Interview met Marcel Willems die Kennedy inruilde voor Fieldfisher
Als je een van de oprichters bent van Kennedy Van der Laan, sta je aan de basis van een kantoor dat in 25 jaar uitgroeide tot een topkantoor in de Nederlandse advocatuur. Maar is dat ook een reden om achterover te gaan leunen? Voor advocaat Marcel Willems niet. Hij stapte dit jaar in een nieuw avontuur, als managing partner van Fieldfisher. Ik interviewde hem voor het Advocatenblad over zijn overstap.
Opzienbarende overstap naar Fieldfisher
Voor de rubriek Frisse Neus van het Advocatenblad wandelde ik met Marcel Willems langs de Amstel, pratend over zijn keuze om het vertrouwde, door hemzelf opgezette nest van Kennedy Van der Laan, te verlaten. Ik vond het wel opzienbarend, zijn overstap naar het Britse Fieldfisher. Hij zelf niet. Had het gevoel dat hij een beetje stilstond in zijn ontwikkeling en wilde verder. Hij zit weer veel beter in zijn vel, vertelde hij enthousiast.

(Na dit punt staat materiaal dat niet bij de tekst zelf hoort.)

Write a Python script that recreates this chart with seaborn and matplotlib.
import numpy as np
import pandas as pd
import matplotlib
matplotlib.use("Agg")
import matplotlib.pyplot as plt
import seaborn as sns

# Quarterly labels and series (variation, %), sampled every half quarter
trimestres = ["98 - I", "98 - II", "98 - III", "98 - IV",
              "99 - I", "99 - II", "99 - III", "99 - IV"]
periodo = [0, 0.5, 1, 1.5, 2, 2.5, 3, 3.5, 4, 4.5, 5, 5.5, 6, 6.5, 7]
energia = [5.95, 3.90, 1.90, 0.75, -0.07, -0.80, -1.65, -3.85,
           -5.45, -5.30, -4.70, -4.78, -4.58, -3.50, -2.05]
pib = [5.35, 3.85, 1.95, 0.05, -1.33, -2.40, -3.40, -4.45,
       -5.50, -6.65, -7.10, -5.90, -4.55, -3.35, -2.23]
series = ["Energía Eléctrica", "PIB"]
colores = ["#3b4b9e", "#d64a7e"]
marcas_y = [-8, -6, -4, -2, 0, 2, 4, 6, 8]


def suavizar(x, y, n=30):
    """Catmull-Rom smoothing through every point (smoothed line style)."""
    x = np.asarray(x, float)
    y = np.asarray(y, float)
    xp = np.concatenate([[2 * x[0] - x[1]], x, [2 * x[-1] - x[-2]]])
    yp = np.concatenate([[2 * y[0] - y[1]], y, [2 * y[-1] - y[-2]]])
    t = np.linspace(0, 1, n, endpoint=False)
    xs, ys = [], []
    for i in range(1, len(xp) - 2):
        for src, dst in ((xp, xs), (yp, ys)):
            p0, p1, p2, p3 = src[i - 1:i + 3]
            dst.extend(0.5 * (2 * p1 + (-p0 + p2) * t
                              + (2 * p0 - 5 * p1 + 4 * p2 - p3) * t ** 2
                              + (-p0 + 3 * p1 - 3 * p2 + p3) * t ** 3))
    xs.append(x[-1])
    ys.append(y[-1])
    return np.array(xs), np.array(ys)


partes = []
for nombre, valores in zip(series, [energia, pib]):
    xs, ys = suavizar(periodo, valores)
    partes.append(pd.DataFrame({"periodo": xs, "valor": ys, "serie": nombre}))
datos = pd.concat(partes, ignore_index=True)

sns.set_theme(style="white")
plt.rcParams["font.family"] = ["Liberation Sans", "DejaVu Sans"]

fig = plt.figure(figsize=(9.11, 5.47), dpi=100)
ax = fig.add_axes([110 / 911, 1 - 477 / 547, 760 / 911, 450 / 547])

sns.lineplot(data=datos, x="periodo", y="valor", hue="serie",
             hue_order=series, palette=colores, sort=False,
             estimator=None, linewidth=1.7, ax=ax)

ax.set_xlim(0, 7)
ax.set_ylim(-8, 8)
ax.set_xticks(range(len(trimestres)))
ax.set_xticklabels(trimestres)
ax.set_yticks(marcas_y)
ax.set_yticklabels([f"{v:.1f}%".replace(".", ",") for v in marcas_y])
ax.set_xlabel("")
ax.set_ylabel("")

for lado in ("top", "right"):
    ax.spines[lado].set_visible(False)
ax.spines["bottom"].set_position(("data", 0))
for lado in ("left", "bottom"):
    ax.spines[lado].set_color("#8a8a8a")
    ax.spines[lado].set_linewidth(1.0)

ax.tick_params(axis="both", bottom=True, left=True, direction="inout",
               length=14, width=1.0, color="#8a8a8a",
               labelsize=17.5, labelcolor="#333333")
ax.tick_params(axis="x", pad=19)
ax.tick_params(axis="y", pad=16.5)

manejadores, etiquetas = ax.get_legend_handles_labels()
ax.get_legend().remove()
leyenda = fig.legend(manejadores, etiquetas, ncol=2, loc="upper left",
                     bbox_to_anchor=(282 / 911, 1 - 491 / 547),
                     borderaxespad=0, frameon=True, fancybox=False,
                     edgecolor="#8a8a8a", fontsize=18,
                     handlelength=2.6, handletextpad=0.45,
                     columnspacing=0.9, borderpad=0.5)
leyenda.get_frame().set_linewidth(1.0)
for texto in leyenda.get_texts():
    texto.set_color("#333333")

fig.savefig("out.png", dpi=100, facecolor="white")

Geen aardverschuiving in advocatuur
Ik hoopte in het gesprek hele revolutionaire antwoorden te krijgen op mijn vragen. Gaan ze de bestaande advocatuur omver blazen, gaan ze het helemaal anders doen, innoveren, robotiseren met veel buitenlands geld? Nee, zo moest ik dat niet zien, vertelde Willems rustig. ‘Wij gaan niet de aardverschuiving in het Nederlandse advocatuurlijke landschap betekenen. En dat is mijn ambitie ook niet.’
Markt is groot genoeg
Bescheidenheid siert natuurlijk ook de advocaat. Willems ambitie zit hem in het goed bedienen van zijn cliënten: ‘Ik help mijn klanten heel erg goed, en dat is het. Ik denk niet dat je je als advocatenkantoor zo kunt positioneren dat je je echt onderscheidt van andere kantoren in exact dezelfde markt. Korte lijnen, snelheid, helder communiceren, wellicht zijn het platitudes, maar dat is wat we leveren.’ Hij heeft een punt natuurlijk. Als je dat goed doet, is de markt waarschijnlijk groot genoeg om een plek te vinden voor zijn nieuwe kantoor.